McWhorter gives the impression that English has almost nothing like this except a “pound of X” and so on, but there is a whole range of counters used in English, though they are sometimes called “measure words.” Take the expressions head of cattle, head of lettuce, head of cabbage (?), and so on. The word “head” functions like a counter or measure word even if the meaning is a bit different in each case. He is correct in noting that English doesn’t have very many of these, whereas Chinese and languages influenced by Chinese tend to have a lot of them, but English has more than he lets on, from sheets of paper, bottles of beer, and gaggles of geese to crowds of people, cups of coffee, and clumps of grass.

In any event, foreigners studying Chinese or Japanese have to remember a lot more of these than the other way around.

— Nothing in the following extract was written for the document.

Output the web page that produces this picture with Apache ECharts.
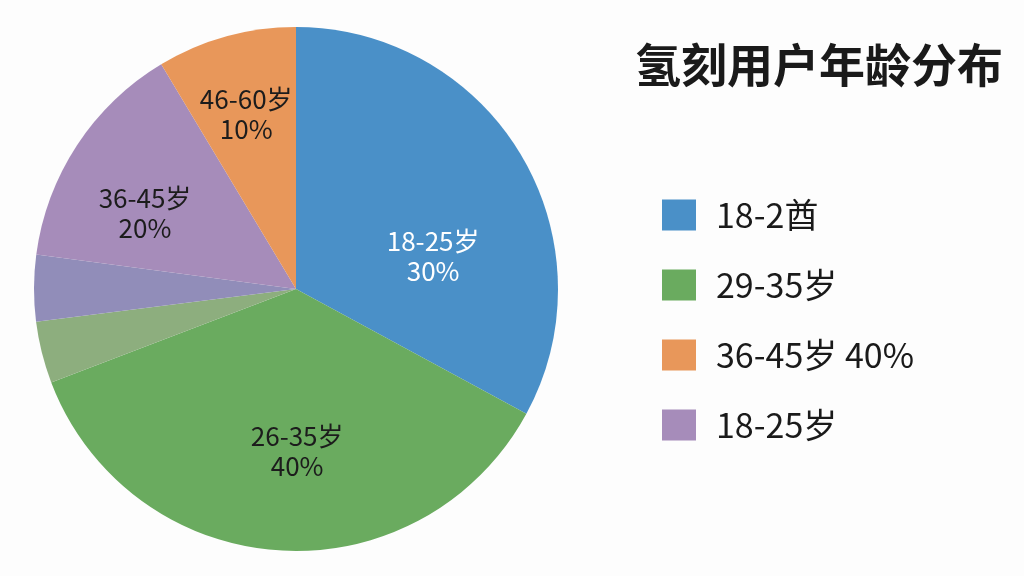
<!DOCTYPE html>
<html>
<head>
<meta charset="utf-8">
<script src="https://cdn.jsdelivr.net/npm/echarts@6/dist/echarts.min.js"></script>
<style>
html,body{margin:0;padding:0;background:#fdfdfd;}
#chart{width:1024px;height:576px;}
</style>
</head>
<body>
<div id="chart"></div>
<script>
const titleText = '氢刻用户年龄分布';
const sliceNames = ['18-2酋', '29-35岁', '其他A', '其他B', '18-25岁', '36-45岁 40%'];
const sliceValues = [32.9, 36.3, 3.8, 4.1, 14.3, 8.6];
const sliceLabels = ['18-25岁\n30%', '26-35岁\n40%', '', '', '36-45岁\n20%', '46-60岁\n10%'];
const legendOrder = ['18-2酋', '29-35岁', '36-45岁 40%', '18-25岁'];

// Styles
const sliceColors = ['#4a90c8', '#6aab5f', '#8dae7e', '#918db9', '#a68cba', '#e8975a'];
const labelColors = ['#ffffff', '#1c1c1c', '#1c1c1c', '#1c1c1c', '#1c1c1c', '#1c1c1c'];
const labelOffsets = [[22, 36], [10, 28], [0, 0], [0, 0], [-39, -2], [-14, -46]];

const FONT = '"Noto Sans CJK SC", "Noto Sans", sans-serif';

const seriesData = sliceNames.map((n, i) => ({
  name: n,
  value: sliceValues[i],
  itemStyle: { color: sliceColors[i] },
  label: {
    show: sliceLabels[i] !== '',
    formatter: sliceLabels[i],
    color: labelColors[i],
    offset: labelOffsets[i]
  }
}));

const chart = echarts.init(document.getElementById('chart'), null, { renderer: 'canvas' });
chart.setOption({
  backgroundColor: '#fdfdfd',
  animation: false,
  title: {
    text: titleText,
    left: 630,
    top: 37,
    textStyle: { fontFamily: FONT, fontSize: 46, fontWeight: 'bold', color: '#1a1a1a' }
  },
  legend: {
    orient: 'vertical',
    left: 657,
    top: 193,
    data: legendOrder,
    icon: 'rect',
    itemWidth: 34,
    itemHeight: 31,
    itemGap: 36,
    textStyle: { fontFamily: FONT, fontSize: 34, lineHeight: 31, color: '#1a1a1a', padding: [0, 0, 0, 15] },
    selectedMode: false
  },
  series: [{
    type: 'pie',
    center: [296, 289],
    radius: [0, 262],
    startAngle: 90,
    clockwise: true,
    avoidLabelOverlap: false,
    label: {
      position: 'inside',
      fontFamily: FONT,
      fontSize: 26,
      lineHeight: 30,
      align: 'center'
    },
    labelLine: { show: false },
    emphasis: { disabled: true },
    data: seriesData
  }]
});
</script>
</body>
</html>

In contrast, foreigners studying English have to remember our crazy spelling rules, which often tell us about changes in pronunciation over time.

Spelling is a topic not high on his list, but it should be. Although McWhorter disparages the term “evolve” when applied to languages, he doesn’t seem to realize that our spelling system is one of the ways in which we can see just how languages do evolve, at least at the superficial level of words, one of his key concerns. Look at words like “though” or “know.” Why do we have silent letters? What’s with “elephant”? Other languages spell it with an “f”. How many people realize or care that “ph” words are from Greek? Our use of a final “-s” to show plurals was originally one kind of plural, which the Vikings “endorsed” (see McWhorter’s talk on, “A brief history of plural word…s” 2013), but final “-s” became the norm after the Norman Conquest of 1066.

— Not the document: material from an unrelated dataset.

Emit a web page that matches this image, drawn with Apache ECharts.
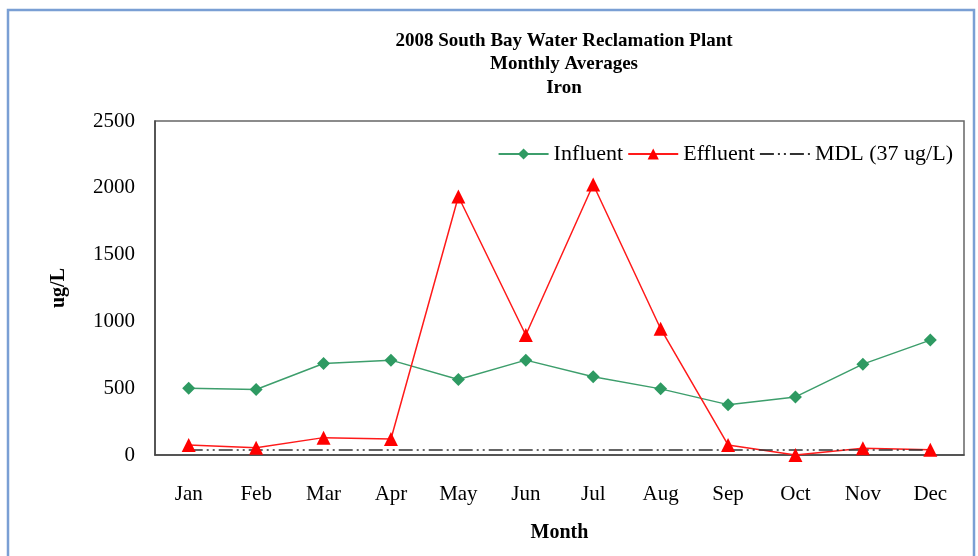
<!DOCTYPE html>
<html lang="en">
<head>
  <meta charset="UTF-8">
  <title>South Bay Iron</title>
  <script src="https://cdn.jsdelivr.net/npm/echarts@6/dist/echarts.min.js"></script>
  <style>
    body { margin: 0; padding: 0; background: #fff; }
    #main { width: 978px; height: 556px; }
  </style>
</head>
<body>
  <div id="main"></div>
  <script>
    // data
    var months = ['Jan', 'Feb', 'Mar', 'Apr', 'May', 'Jun', 'Jul', 'Aug', 'Sep', 'Oct', 'Nov', 'Dec'];
    var influent = [500, 490, 685, 710, 565, 710, 585, 495, 377, 435, 680, 860];
    var effluent = [75, 55, 130, 120, 1935, 898, 2025, 945, 75, 0, 50, 40];
    var mdl = [37, 37, 37, 37, 37, 37, 37, 37, 37, 37, 37, 37];

    var serif = 'Liberation Serif';

    var chart = echarts.init(document.getElementById('main'));
    chart.setOption({
      animation: false,
      title: {
        text: '2008 South Bay Water Reclamation Plant\nMonthly Averages\nIron',
        left: 559,
        top: 24,
        textAlign: 'center',
        textStyle: { fontFamily: serif, fontSize: 19, fontWeight: 'bold', color: '#000', lineHeight: 23.5 }
      },
      graphic: [{
        type: 'rect',
        shape: { x: 8, y: 10, width: 966, height: 560 },
        style: { fill: 'none', stroke: '#7a9fd4', lineWidth: 2.5 },
        silent: true
      }],
      legend: {
        right: 20,
        top: 138,
        itemWidth: 50,
        itemHeight: 14,
        itemGap: 4,
        textStyle: { fontFamily: serif, fontSize: 22, color: '#000' },
        data: [
          'Influent',
          'Effluent',
          { name: 'MDL (37 ug/L)', itemStyle: { opacity: 0 } }
        ]
      },
      grid: { left: 155, right: 14, top: 121, bottom: 101, show: true, borderColor: '#666', borderWidth: 1.5 },
      xAxis: {
        type: 'category',
        data: months,
        name: 'Month',
        nameLocation: 'middle',
        nameGap: 68,
        nameTextStyle: { fontFamily: serif, fontSize: 20, fontWeight: 'bold', color: '#000' },
        axisLine: { lineStyle: { color: '#444', width: 1.5 } },
        axisTick: { inside: true, alignWithLabel: true, length: 5, lineStyle: { color: '#444' } },
        axisLabel: { fontFamily: serif, fontSize: 21, color: '#000', margin: 29 }
      },
      yAxis: {
        type: 'value',
        min: 0,
        max: 2500,
        interval: 500,
        name: 'ug/L',
        nameLocation: 'middle',
        nameGap: 86,
        nameTextStyle: { fontFamily: serif, fontSize: 20, fontWeight: 'bold', color: '#000' },
        axisLine: { show: true, lineStyle: { color: '#444', width: 1.5 } },
        axisTick: { show: false },
        splitLine: { show: false },
        axisLabel: {
          fontFamily: serif, fontSize: 21, color: '#000', margin: 20,
          formatter: function (v) { return String(v); }
        }
      },
      series: [
        {
          name: 'Influent',
          type: 'line',
          data: influent,
          symbol: 'diamond',
          symbolSize: 13,
          itemStyle: { color: '#2e9a62' },
          lineStyle: { color: '#3d9e6c', width: 1.5 }
        },
        {
          name: 'Effluent',
          type: 'line',
          data: effluent,
          symbol: 'triangle',
          symbolSize: 14,
          itemStyle: { color: '#ff0000' },
          lineStyle: { color: '#ff1a1a', width: 1.5 }
        },
        {
          name: 'MDL (37 ug/L)',
          type: 'line',
          data: mdl,
          symbol: 'none',
          itemStyle: { color: '#333' },
          lineStyle: { color: '#333', width: 1.5, type: [14, 4, 2, 4, 2, 4] }
        }
      ]
    });
  </script>
</body>
</html>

McWhorter seems to think that “evolve” has something to do with “responding to needs,” but to evolve means to change. He understands the word “random,” but doesn’t seem to see the connection to the evolution of languages. He uses the word “bubbles” a lot, but the changes that English has undergone (and is still undergoing) are more than puffs of air in the soup of language. They’re more like morsels of vegetables or meat rising or settling in a stew. Sometimes they serve some purpose. Sometimes they don’t.

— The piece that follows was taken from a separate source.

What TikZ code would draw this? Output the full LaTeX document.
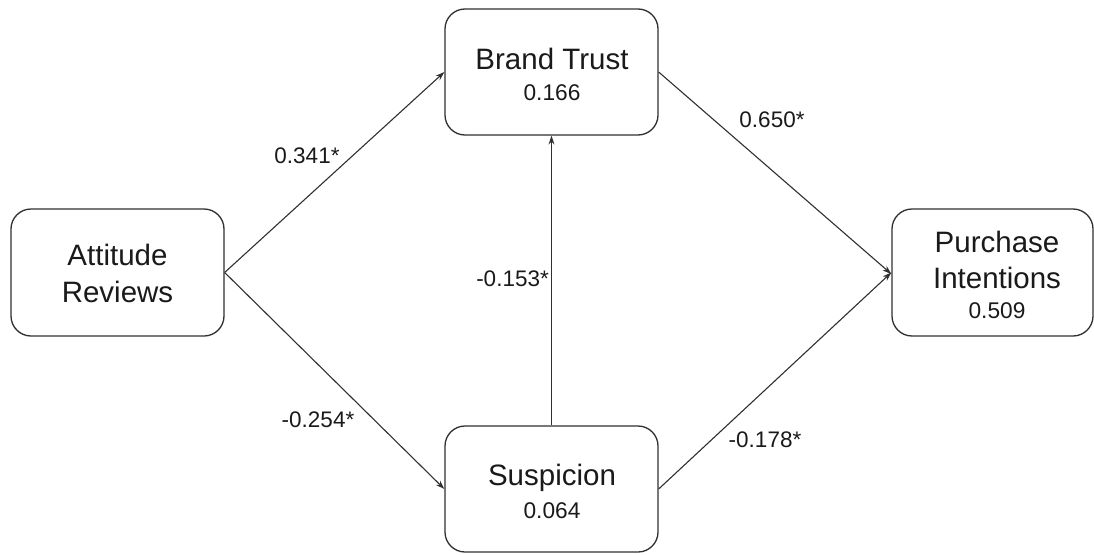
\documentclass[tikz,border=0pt]{standalone}
\usepackage{fontspec}
\setmainfont{Liberation Sans}
\usetikzlibrary{arrows.meta}
\definecolor{linegray}{HTML}{303030}
\definecolor{txt}{HTML}{1A1A1A}
\begin{document}
\begin{tikzpicture}[x=1pt,y=-1pt,
  box/.style={draw=linegray,line width=1.3pt,rounded corners=20pt,fill=white,inner sep=0pt},
  title/.style={anchor=base,text=txt,inner sep=0pt,font=\fontsize{29.5}{35}\selectfont},
  value/.style={anchor=base,text=txt,inner sep=0pt,font=\fontsize{22.7}{27}\selectfont},
  elabel/.style={anchor=base,text=txt,inner sep=0pt,font=\fontsize{22.5}{27}\selectfont},
  link/.style={draw=linegray,line width=1.1pt,-{Stealth[length=9pt,width=6pt]}}]
\useasboundingbox (0,0) rectangle (1094,554);
% boxes
\node[box,minimum width=213pt,minimum height=127pt] (att) at (117.5,272.5) {};
\node[box,minimum width=213pt,minimum height=126pt] (bt) at (551.5,72) {};
\node[box,minimum width=213pt,minimum height=126pt] (sus) at (551.5,489) {};
\node[box,minimum width=201pt,minimum height=127pt] (pi) at (992.5,272.5) {};
% box texts
\node[title] (attA) at (117.5,265) {Attitude};
\node[title] (attB) at (117.5,302) {Reviews};
\node[title] (btA) at (552,69) {Brand Trust};
\node[value] (btB) at (552,100) {0.166};
\node[title] (susA) at (552,485) {Suspicion};
\node[value] (susB) at (552,518) {0.064};
\node[title] (piA) at (997,252) {Purchase};
\node[title] (piB) at (997,288) {Intentions};
\node[value] (piC) at (997,318) {0.509};
% connectors
\draw[link] (att.east) -- (bt.west);
\draw[link] (att.east) -- (sus.west);
\draw[link] (sus.north) -- (bt.south);
\draw[link] (bt.east) -- ([yshift=-1.5pt]pi.west);
\draw[link] (sus.east) -- (pi.west);
% edge labels
\node[elabel] (l1) at (307,163) {0.341*};
\node[elabel] (l2) at (318,427) {-0.254*};
\node[elabel,anchor=base east] (l3) at (549,286) {-0.153*};
\node[elabel] (l4) at (772,127) {0.650*};
\node[elabel] (l5) at (765,447) {-0.178*};
\end{tikzpicture}
\end{document}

I was also taken aback by his discussion of a young man speaking “black English” (aka Ebonics or African-American English). He implies the speaker used a subjunctive grammatical form just for the heck of it, not because of any “need.” I don’t get that. Why can’t a young black man have a need to express a thought and then find a word or words that do that? I'm white, and I have such words in my repertoire, though they’re different from his. I use such words when I need to. Why can't a black person have a similar need and find a suitable way to express it?

And a “need” to say or think about something is one of the drivers of changes in vocabulary, pronunciation, and grammar—over a long period of time, which is what we mean when we say languages “evolve.” In fact, I suspect that McWhorter’s occasional alterations to standard American English sentence structures come either from habits he’s picked up over the years or from a conscious need or desire to express himself in the way he has chosen to do. Imitating a style, for instance, is another one of those drivers of change. I’m afraid McWhorter is just going to have to live with it, as fraught as that may seem to him.

Finally, I was disappointed by McWhorter’s system of end notes, where he gives details on the finding of books and articles. It would have been more helpful to have given a list of references. For how this would look, readers should be able to go on Amazon and look at Baker’s book, Atoms of Language, mentioned above, and see how Baker did his notes and gave his references.